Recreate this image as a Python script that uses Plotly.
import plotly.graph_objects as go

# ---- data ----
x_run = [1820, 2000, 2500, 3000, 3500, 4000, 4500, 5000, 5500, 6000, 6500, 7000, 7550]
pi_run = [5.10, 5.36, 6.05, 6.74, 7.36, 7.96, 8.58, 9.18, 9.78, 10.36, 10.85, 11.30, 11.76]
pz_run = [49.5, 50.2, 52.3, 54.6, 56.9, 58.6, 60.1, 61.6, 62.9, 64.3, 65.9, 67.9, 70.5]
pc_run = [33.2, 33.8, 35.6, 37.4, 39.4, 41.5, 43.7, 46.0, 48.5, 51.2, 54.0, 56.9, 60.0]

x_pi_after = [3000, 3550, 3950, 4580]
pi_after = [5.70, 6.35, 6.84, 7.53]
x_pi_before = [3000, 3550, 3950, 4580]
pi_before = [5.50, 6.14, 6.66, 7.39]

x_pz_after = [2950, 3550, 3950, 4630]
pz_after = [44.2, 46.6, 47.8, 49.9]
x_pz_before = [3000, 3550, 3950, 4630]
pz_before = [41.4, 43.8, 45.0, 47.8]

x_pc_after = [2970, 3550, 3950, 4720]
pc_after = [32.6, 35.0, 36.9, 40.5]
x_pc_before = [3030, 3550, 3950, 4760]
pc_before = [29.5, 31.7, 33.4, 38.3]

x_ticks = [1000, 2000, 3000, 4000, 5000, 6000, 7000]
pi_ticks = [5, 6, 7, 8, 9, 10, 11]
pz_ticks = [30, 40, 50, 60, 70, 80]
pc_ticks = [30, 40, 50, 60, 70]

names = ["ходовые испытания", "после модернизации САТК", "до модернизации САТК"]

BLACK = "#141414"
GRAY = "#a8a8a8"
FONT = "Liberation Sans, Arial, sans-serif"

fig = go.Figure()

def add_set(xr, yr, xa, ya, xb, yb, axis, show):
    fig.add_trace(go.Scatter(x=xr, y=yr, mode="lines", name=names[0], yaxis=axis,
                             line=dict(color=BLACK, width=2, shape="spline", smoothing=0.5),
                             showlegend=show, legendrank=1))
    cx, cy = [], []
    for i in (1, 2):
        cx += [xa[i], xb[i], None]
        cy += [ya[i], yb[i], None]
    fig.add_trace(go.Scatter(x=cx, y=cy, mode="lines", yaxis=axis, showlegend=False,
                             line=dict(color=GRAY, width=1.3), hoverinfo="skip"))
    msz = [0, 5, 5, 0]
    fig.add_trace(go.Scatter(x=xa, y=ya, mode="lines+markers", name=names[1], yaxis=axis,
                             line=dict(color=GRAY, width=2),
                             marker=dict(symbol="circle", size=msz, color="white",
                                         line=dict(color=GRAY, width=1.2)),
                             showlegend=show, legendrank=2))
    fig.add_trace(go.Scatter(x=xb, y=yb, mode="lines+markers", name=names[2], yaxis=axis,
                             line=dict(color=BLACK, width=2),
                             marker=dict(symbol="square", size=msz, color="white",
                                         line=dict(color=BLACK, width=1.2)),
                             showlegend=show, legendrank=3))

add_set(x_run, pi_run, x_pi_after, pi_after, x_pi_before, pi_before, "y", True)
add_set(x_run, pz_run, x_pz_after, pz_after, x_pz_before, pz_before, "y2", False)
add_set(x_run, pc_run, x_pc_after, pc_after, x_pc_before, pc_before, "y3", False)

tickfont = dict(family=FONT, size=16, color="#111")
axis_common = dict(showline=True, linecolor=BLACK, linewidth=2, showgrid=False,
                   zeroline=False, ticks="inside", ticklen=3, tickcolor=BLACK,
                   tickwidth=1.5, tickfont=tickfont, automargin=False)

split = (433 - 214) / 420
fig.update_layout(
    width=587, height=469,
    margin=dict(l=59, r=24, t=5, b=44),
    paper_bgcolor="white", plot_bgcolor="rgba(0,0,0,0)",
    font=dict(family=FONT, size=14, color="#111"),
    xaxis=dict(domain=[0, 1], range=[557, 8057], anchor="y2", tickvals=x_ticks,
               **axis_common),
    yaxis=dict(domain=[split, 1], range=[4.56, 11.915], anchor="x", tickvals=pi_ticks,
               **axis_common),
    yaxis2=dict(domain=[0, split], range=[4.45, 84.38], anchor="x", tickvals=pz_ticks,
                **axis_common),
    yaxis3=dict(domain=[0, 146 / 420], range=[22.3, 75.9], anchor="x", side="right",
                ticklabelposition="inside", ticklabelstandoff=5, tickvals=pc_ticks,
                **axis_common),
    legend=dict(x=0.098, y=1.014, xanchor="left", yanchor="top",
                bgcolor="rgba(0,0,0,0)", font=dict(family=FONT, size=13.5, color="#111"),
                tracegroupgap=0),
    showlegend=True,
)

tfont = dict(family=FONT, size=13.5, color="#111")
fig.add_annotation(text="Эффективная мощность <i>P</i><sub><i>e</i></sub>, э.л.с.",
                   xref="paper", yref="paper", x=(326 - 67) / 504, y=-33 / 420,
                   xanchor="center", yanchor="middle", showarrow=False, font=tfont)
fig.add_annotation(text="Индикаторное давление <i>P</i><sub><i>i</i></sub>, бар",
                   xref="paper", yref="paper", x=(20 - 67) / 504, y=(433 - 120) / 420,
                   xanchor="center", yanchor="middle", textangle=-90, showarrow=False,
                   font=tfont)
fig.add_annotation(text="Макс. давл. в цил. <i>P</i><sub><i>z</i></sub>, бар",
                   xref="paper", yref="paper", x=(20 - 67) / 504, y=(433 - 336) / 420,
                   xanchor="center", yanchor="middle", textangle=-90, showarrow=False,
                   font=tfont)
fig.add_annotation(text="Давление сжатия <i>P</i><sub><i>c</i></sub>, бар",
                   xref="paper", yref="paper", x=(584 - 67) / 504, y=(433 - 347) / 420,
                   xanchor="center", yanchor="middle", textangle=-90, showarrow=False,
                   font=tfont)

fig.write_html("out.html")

• • • • •

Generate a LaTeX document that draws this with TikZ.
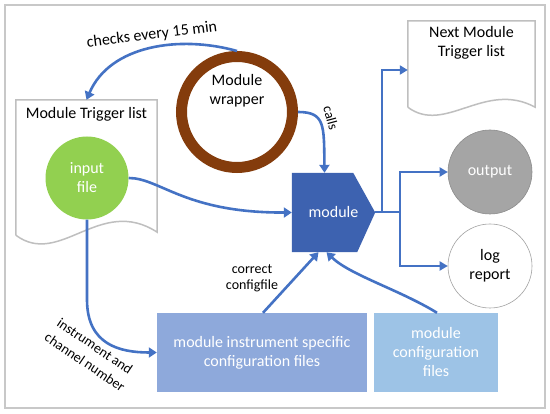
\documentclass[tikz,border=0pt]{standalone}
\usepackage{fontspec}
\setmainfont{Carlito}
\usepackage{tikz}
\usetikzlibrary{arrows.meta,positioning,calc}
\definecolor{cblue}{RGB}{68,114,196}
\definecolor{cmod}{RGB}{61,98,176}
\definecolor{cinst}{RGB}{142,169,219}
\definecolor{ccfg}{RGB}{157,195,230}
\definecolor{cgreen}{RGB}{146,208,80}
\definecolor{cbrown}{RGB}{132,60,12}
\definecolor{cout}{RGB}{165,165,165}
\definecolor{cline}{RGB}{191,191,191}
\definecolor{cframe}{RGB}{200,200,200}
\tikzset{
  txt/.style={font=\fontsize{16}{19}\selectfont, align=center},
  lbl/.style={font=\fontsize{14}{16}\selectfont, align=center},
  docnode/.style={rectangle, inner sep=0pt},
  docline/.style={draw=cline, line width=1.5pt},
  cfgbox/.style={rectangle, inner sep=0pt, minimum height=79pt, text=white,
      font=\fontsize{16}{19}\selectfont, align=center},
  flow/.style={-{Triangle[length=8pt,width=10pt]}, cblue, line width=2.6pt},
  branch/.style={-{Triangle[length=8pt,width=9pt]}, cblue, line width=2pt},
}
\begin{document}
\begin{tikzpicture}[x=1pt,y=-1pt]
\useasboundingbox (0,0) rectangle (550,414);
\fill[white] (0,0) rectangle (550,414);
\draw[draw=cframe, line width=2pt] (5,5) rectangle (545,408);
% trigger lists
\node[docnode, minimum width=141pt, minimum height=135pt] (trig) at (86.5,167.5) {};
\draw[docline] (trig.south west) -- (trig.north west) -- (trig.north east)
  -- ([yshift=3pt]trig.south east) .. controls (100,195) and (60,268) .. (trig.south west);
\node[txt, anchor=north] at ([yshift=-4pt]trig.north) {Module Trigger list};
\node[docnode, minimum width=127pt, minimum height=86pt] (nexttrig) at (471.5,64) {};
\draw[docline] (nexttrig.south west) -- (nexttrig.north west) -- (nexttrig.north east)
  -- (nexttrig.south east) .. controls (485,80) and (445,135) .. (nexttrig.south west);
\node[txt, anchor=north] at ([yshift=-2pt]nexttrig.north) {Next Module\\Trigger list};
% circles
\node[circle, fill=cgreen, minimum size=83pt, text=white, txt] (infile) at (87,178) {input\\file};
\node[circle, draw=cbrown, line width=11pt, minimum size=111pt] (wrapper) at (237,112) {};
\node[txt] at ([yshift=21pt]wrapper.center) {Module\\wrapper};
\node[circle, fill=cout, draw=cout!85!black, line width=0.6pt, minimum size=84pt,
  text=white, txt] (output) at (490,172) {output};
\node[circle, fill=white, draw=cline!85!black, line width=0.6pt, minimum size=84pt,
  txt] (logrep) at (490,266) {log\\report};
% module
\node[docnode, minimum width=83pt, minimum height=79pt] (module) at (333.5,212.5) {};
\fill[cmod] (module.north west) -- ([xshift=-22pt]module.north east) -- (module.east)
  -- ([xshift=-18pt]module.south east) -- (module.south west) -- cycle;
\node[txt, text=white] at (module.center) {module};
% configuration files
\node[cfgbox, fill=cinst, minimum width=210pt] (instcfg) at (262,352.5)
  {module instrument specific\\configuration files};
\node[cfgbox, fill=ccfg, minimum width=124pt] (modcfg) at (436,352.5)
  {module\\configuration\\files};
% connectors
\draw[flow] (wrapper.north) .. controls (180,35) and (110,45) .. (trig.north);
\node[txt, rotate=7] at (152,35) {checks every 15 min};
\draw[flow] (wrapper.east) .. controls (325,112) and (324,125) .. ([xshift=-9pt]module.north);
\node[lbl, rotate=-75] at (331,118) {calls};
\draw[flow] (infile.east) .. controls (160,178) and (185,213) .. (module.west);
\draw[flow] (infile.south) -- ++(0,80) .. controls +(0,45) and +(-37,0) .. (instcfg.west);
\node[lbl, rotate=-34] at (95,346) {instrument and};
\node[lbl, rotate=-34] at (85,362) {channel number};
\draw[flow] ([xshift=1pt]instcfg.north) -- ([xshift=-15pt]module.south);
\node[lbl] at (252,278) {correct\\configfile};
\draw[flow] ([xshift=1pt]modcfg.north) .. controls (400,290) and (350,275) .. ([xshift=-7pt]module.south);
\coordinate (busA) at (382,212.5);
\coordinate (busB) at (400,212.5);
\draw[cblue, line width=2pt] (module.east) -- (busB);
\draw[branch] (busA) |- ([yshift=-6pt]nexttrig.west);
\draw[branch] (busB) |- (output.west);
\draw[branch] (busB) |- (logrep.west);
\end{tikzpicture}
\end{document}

• • • • •

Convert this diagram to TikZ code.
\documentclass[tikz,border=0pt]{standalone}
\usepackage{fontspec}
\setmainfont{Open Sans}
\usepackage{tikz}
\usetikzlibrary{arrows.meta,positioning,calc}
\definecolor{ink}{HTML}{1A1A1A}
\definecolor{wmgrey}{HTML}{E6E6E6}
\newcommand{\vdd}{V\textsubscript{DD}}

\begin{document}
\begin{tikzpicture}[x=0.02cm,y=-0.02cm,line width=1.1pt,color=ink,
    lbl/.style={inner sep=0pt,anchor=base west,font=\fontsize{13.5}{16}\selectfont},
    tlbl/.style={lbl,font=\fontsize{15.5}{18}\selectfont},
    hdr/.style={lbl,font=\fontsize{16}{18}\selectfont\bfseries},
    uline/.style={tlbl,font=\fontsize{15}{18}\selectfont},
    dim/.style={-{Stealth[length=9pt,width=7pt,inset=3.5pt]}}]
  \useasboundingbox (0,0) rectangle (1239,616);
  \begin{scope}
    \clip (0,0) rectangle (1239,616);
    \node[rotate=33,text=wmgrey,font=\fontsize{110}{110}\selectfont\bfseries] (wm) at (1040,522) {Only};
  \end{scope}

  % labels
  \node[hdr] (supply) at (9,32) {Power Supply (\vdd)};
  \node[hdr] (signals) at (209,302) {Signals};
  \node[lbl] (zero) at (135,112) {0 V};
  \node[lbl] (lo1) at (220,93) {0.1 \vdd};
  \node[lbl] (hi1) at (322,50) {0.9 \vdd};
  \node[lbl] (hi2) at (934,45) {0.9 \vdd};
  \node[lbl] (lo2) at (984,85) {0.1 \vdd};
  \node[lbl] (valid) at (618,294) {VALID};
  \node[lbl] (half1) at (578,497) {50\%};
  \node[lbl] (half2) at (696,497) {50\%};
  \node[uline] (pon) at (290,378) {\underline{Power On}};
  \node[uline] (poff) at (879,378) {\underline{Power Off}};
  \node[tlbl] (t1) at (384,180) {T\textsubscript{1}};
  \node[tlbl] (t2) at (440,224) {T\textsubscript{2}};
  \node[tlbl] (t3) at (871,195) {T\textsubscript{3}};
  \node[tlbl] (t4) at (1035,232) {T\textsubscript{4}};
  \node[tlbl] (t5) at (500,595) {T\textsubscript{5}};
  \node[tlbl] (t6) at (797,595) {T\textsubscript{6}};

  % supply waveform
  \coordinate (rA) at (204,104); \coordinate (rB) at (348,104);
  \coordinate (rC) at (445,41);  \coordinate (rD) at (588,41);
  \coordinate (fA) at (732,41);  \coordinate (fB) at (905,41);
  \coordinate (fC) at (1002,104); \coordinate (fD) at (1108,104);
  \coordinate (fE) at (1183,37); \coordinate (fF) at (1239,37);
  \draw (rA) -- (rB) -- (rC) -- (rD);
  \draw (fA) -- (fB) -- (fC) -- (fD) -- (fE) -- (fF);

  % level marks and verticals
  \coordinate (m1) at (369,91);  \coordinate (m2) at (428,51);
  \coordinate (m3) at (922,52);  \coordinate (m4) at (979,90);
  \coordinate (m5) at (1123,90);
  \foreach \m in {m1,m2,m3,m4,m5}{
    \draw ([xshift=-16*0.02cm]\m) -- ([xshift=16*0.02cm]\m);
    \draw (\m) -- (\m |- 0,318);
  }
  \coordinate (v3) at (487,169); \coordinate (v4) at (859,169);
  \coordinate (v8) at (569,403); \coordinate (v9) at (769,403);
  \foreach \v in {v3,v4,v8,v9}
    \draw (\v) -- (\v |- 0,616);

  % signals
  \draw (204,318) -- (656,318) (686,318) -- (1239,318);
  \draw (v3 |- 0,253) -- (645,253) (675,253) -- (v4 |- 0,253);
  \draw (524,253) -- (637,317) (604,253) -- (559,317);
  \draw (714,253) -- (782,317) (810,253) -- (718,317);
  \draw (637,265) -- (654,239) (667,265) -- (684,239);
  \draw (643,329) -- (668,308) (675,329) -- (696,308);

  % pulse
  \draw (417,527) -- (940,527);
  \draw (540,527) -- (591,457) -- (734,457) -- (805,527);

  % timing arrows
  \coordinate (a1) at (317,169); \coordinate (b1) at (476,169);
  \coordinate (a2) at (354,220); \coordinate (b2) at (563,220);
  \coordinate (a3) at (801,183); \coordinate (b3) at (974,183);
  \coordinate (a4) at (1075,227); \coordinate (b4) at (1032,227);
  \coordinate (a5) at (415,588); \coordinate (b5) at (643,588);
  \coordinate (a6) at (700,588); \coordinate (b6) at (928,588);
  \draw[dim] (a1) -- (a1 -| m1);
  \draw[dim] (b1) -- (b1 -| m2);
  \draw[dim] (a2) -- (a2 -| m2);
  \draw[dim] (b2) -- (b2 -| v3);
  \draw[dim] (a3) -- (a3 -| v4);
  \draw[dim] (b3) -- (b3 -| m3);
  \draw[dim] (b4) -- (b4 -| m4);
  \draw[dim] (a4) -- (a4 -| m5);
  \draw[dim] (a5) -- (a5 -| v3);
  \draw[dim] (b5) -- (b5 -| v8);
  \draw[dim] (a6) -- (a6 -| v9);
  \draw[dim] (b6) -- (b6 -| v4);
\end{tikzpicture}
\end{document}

• • • • •

Look through the entries above and quote exactly the lines from the line with "Recreate this image" to the line with "import plotly.graph_objects as go", counting both of those lines.

Recreate this image as a Python script that uses Plotly.
import plotly.graph_objects as go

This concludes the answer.